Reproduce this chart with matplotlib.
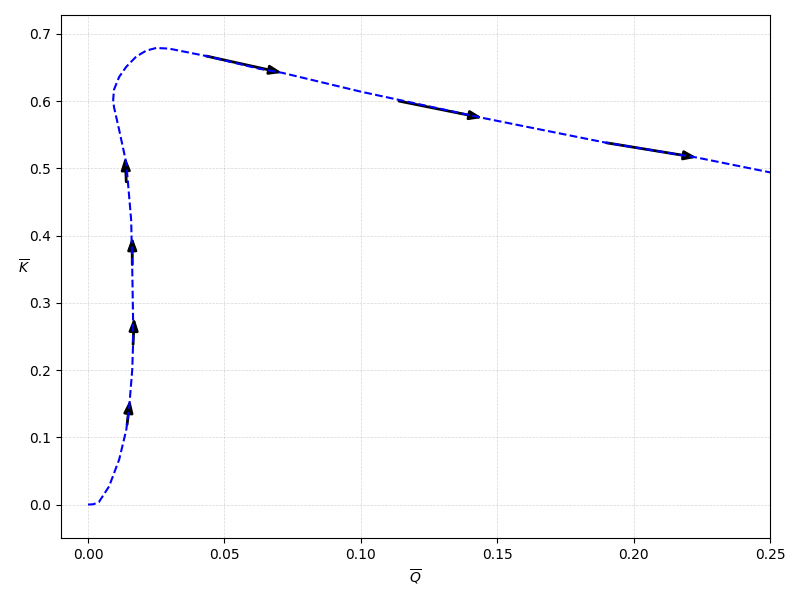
"""
Phase trajectory K-bar vs Q-bar, dashed blue curve with direction arrows.
"""

import matplotlib
matplotlib.use("Agg")
import matplotlib.pyplot as plt

# -----------------------
# Data
# -----------------------
q_bar = [0.0, 0.0020, 0.0040, 0.0077, 0.0114, 0.0140, 0.0151, 0.0162, 0.0165,
         0.0165, 0.0162, 0.0158, 0.0140, 0.0114, 0.0095, 0.0092, 0.0095,
         0.0114, 0.0140, 0.0176, 0.0213, 0.0250, 0.0297, 0.0334, 0.0433,
         0.0628, 0.0712, 0.100, 0.1446, 0.190, 0.2232, 0.25, 0.26]
k_bar = [0.0, 0.0005, 0.004, 0.027, 0.067, 0.111, 0.146, 0.201, 0.240,
         0.275, 0.349, 0.423, 0.508, 0.557, 0.591, 0.602, 0.617,
         0.636, 0.651, 0.666, 0.675, 0.679, 0.678, 0.675, 0.667,
         0.648, 0.642, 0.614, 0.575, 0.538, 0.516, 0.494, 0.487]

# arrow tails and tips
arrow_q0 = [0.0143, 0.0165, 0.0162, 0.0140, 0.0433, 0.114, 0.190]
arrow_k0 = [0.119, 0.238, 0.357, 0.480, 0.667, 0.600, 0.538]
arrow_q1 = [0.0154, 0.0169, 0.0162, 0.0136, 0.0712, 0.1446, 0.2232]
arrow_k1 = [0.156, 0.278, 0.398, 0.517, 0.642, 0.575, 0.516]

# -----------------------
# Plot
# -----------------------
fig = plt.figure(figsize=(8, 6), dpi=100)
ax = fig.add_axes([0.076, 0.103, 0.8865, 0.872])

ax.plot(q_bar, k_bar, linestyle="--", color="blue", lw=1.5, zorder=3)

for x0, y0, x1, y1 in zip(arrow_q0, arrow_k0, arrow_q1, arrow_k1):
    ax.annotate("", xy=(x1, y1), xytext=(x0, y0),
                arrowprops=dict(arrowstyle="-|>,head_length=0.6,head_width=0.22",
                                color="black", lw=2, mutation_scale=12,
                                shrinkA=0, shrinkB=0),
                zorder=2)

ax.set_xlim(-0.01, 0.25)
ax.set_ylim(-0.05, 0.728)
ax.set_xlabel(r"$\overline{Q}$")
ax.set_ylabel(r"$\overline{K}$", rotation=0)
ax.grid(True, linestyle="--", linewidth=0.5, alpha=0.5)

plt.savefig("out.png")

☆ ☆ ☆ ☆ ☆ ☆ ☆

Write out the full listing verbatim, excluding its pictures.

◆ OUTPUT FOR THIS EXERCISE
Reproduce this chart with matplotlib.
"""
Phase trajectory K-bar vs Q-bar, dashed blue curve with direction arrows.
"""

import matplotlib
matplotlib.use("Agg")
import matplotlib.pyplot as plt

# -----------------------
# Data
# -----------------------
q_bar = [0.0, 0.0020, 0.0040, 0.0077, 0.0114, 0.0140, 0.0151, 0.0162, 0.0165,
         0.0165, 0.0162, 0.0158, 0.0140, 0.0114, 0.0095, 0.0092, 0.0095,
         0.0114, 0.0140, 0.0176, 0.0213, 0.0250, 0.0297, 0.0334, 0.0433,
         0.0628, 0.0712, 0.100, 0.1446, 0.190, 0.2232, 0.25, 0.26]
k_bar = [0.0, 0.0005, 0.004, 0.027, 0.067, 0.111, 0.146, 0.201, 0.240,
         0.275, 0.349, 0.423, 0.508, 0.557, 0.591, 0.602, 0.617,
         0.636, 0.651, 0.666, 0.675, 0.679, 0.678, 0.675, 0.667,
         0.648, 0.642, 0.614, 0.575, 0.538, 0.516, 0.494, 0.487]

# arrow tails and tips
arrow_q0 = [0.0143, 0.0165, 0.0162, 0.0140, 0.0433, 0.114, 0.190]
arrow_k0 = [0.119, 0.238, 0.357, 0.480, 0.667, 0.600, 0.538]
arrow_q1 = [0.0154, 0.0169, 0.0162, 0.0136, 0.0712, 0.1446, 0.2232]
arrow_k1 = [0.156, 0.278, 0.398, 0.517, 0.642, 0.575, 0.516]

# -----------------------
# Plot
# -----------------------
fig = plt.figure(figsize=(8, 6), dpi=100)
ax = fig.add_axes([0.076, 0.103, 0.8865, 0.872])

ax.plot(q_bar, k_bar, linestyle="--", color="blue", lw=1.5, zorder=3)

for x0, y0, x1, y1 in zip(arrow_q0, arrow_k0, arrow_q1, arrow_k1):
    ax.annotate("", xy=(x1, y1), xytext=(x0, y0),
                arrowprops=dict(arrowstyle="-|>,head_length=0.6,head_width=0.22",
                                color="black", lw=2, mutation_scale=12,
                                shrinkA=0, shrinkB=0),
                zorder=2)

ax.set_xlim(-0.01, 0.25)
ax.set_ylim(-0.05, 0.728)
ax.set_xlabel(r"$\overline{Q}$")
ax.set_ylabel(r"$\overline{K}$", rotation=0)
ax.grid(True, linestyle="--", linewidth=0.5, alpha=0.5)

plt.savefig("out.png")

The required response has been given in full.